▼▼▼

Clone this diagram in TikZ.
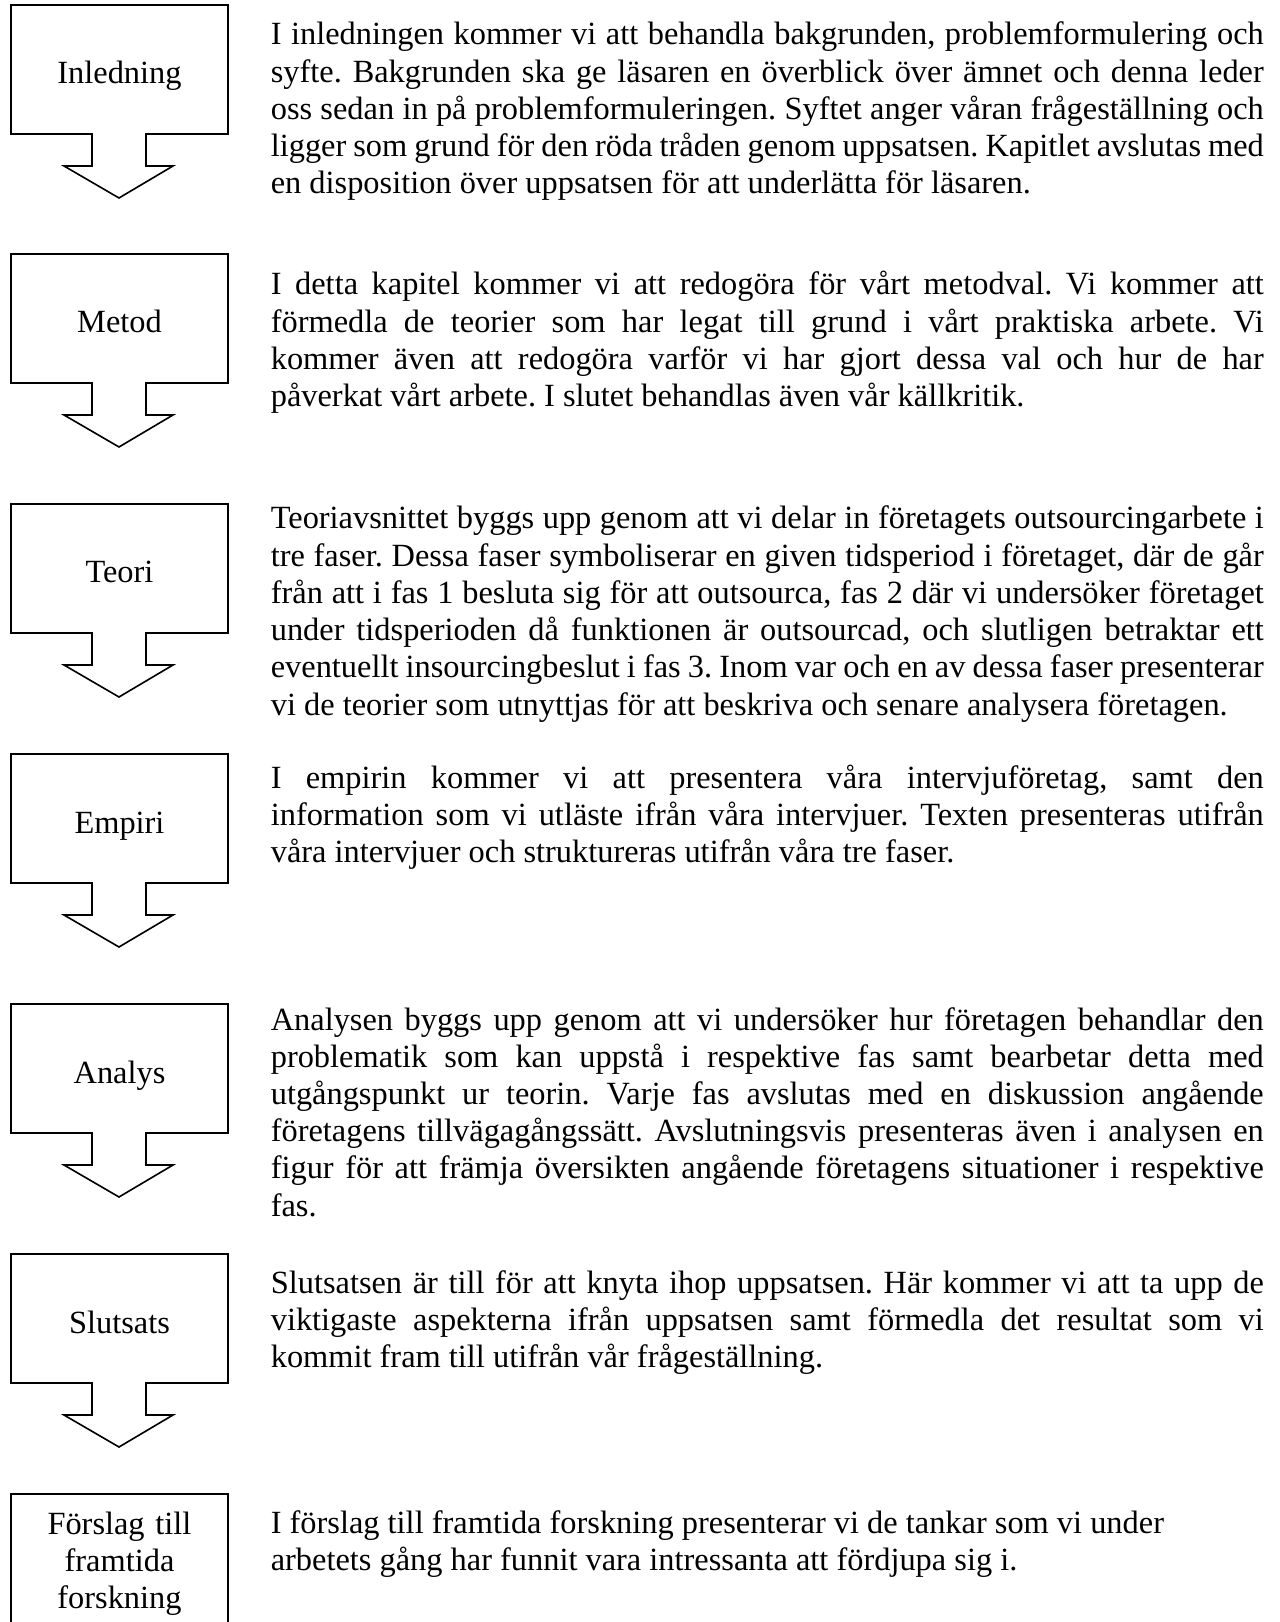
\documentclass[tikz,border=0pt]{standalone}
\usepackage{fontspec}
\setmainfont{Liberation Serif}
\frenchspacing
\tolerance=10000
\hyphenpenalty=10000
\hbadness=10000

\begin{document}
\begin{tikzpicture}[x=0.3705pt, y=-0.3705pt, line width=0.6pt,
    rubrik/.style={font=\fontsize{12pt}{13.8pt}\selectfont, anchor=base, inner sep=0pt},
    brodtext/.style={font=\fontsize{12pt}{13.8pt}\selectfont, anchor=base west, inner sep=0pt,
      text width=367.9pt, align=justify}]

        \useasboundingbox (0,0) rectangle (1279,1622);

        % rutor med pil nedat
        \foreach \i/\namn/\topp in {1/Inledning/5, 2/Metod/254, 3/Teori/504, 4/Empiri/754, 5/Analys/1004, 6/Slutsats/1254}{
            \draw (11,\topp) -- (228,\topp) -- (228,\topp+129) -- (146,\topp+129) -- (146,\topp+161)
                -- (173,\topp+161) -- (119,\topp+193) -- (64,\topp+161) -- (92,\topp+161)
                -- (92,\topp+129) -- (11,\topp+129) -- cycle;
            \node[rubrik] (rubrik\i) at (119.5,\topp+79) {\namn};
        }

        % sista rutan, utan pil
        \draw (11,1640) -- (11,1494) -- (228,1494) -- (228,1640);
        \node[rubrik, text width=80pt, align=center] (rubrik7) at (119.5,1534) {F\"orslag till\\ framtida\\ forskning};

        \node[brodtext] (text1) at (270,45) {I inledningen kommer vi att behandla bakgrunden, problemformulering och\linebreak
            syfte. Bakgrunden ska ge läsaren en överblick över ämnet och denna leder\linebreak
            oss sedan in på problemformuleringen. Syftet anger våran frågeställning och\linebreak
            ligger som grund för den röda tråden genom uppsatsen. Kapitlet avslutas med\linebreak
            en disposition över uppsatsen för att underlätta för läsaren.};

        \node[brodtext] (text2) at (270,295) {I detta kapitel kommer vi att redogöra för vårt metodval. Vi kommer att\linebreak
            förmedla de teorier som har legat till grund i vårt praktiska arbete. Vi\linebreak
            kommer även att redogöra varför vi har gjort dessa val och hur de har\linebreak
            påverkat vårt arbete. I slutet behandlas även vår källkritik.};

        \node[brodtext] (text3) at (270,529) {Teoriavsnittet byggs upp genom att vi delar in företagets outsourcingarbete i\linebreak
            tre faser. Dessa faser symboliserar en given tidsperiod i företaget, där de går\linebreak
            från att i fas 1 besluta sig för att outsourca, fas 2 där vi undersöker företaget\linebreak
            under tidsperioden då funktionen är outsourcad, och slutligen betraktar ett\linebreak
            eventuellt insourcingbeslut i fas 3. Inom var och en av dessa faser presenterar\linebreak
            vi de teorier som utnyttjas för att beskriva och senare analysera företagen.};

        \node[brodtext] (text4) at (270,788) {I empirin kommer vi att presentera våra intervjuföretag, samt den\linebreak
            information som vi utläste ifrån våra intervjuer. Texten presenteras utifrån\linebreak
            våra intervjuer och struktureras utifrån våra tre faser.};

        \node[brodtext] (text5) at (270,1030) {Analysen byggs upp genom att vi undersöker hur företagen behandlar den\linebreak
            problematik som kan uppstå i respektive fas samt bearbetar detta med\linebreak
            utgångspunkt ur teorin. Varje fas avslutas med en diskussion angående\linebreak
            företagens tillvägagångssätt. Avslutningsvis presenteras även i analysen en\linebreak
            figur för att främja översikten angående företagens situationer i respektive\linebreak
            fas.};

        \node[brodtext] (text6) at (270,1293) {Slutsatsen är till för att knyta ihop uppsatsen. Här kommer vi att ta upp de\linebreak
            viktigaste aspekterna ifrån uppsatsen samt förmedla det resultat som vi\linebreak
            kommit fram till utifrån vår frågeställning.};

        \node[brodtext] (text7) at (270,1533) {I förslag till framtida forskning presenterar vi de tankar som vi under\newline
            arbetets gång har funnit vara intressanta att fördjupa sig i.};
    \end{tikzpicture}
\end{document}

▲▲▲

# Challenge
Exactly restate the lines from the beginning of the data through the line with "en disposition över", and no others, keeping pictures out.

# Response to the exercise
Clone this diagram in TikZ.
\documentclass[tikz,border=0pt]{standalone}
\usepackage{fontspec}
\setmainfont{Liberation Serif}
\frenchspacing
\tolerance=10000
\hyphenpenalty=10000
\hbadness=10000

\begin{document}
\begin{tikzpicture}[x=0.3705pt, y=-0.3705pt, line width=0.6pt,
    rubrik/.style={font=\fontsize{12pt}{13.8pt}\selectfont, anchor=base, inner sep=0pt},
    brodtext/.style={font=\fontsize{12pt}{13.8pt}\selectfont, anchor=base west, inner sep=0pt,
      text width=367.9pt, align=justify}]

        \useasboundingbox (0,0) rectangle (1279,1622);

        % rutor med pil nedat
        \foreach \i/\namn/\topp in {1/Inledning/5, 2/Metod/254, 3/Teori/504, 4/Empiri/754, 5/Analys/1004, 6/Slutsats/1254}{
            \draw (11,\topp) -- (228,\topp) -- (228,\topp+129) -- (146,\topp+129) -- (146,\topp+161)
                -- (173,\topp+161) -- (119,\topp+193) -- (64,\topp+161) -- (92,\topp+161)
                -- (92,\topp+129) -- (11,\topp+129) -- cycle;
            \node[rubrik] (rubrik\i) at (119.5,\topp+79) {\namn};
        }

        % sista rutan, utan pil
        \draw (11,1640) -- (11,1494) -- (228,1494) -- (228,1640);
        \node[rubrik, text width=80pt, align=center] (rubrik7) at (119.5,1534) {F\"orslag till\\ framtida\\ forskning};

        \node[brodtext] (text1) at (270,45) {I inledningen kommer vi att behandla bakgrunden, problemformulering och\linebreak
            syfte. Bakgrunden ska ge läsaren en överblick över ämnet och denna leder\linebreak
            oss sedan in på problemformuleringen. Syftet anger våran frågeställning och\linebreak
            ligger som grund för den röda tråden genom uppsatsen. Kapitlet avslutas med\linebreak
            en disposition över uppsatsen för att underlätta för läsaren.};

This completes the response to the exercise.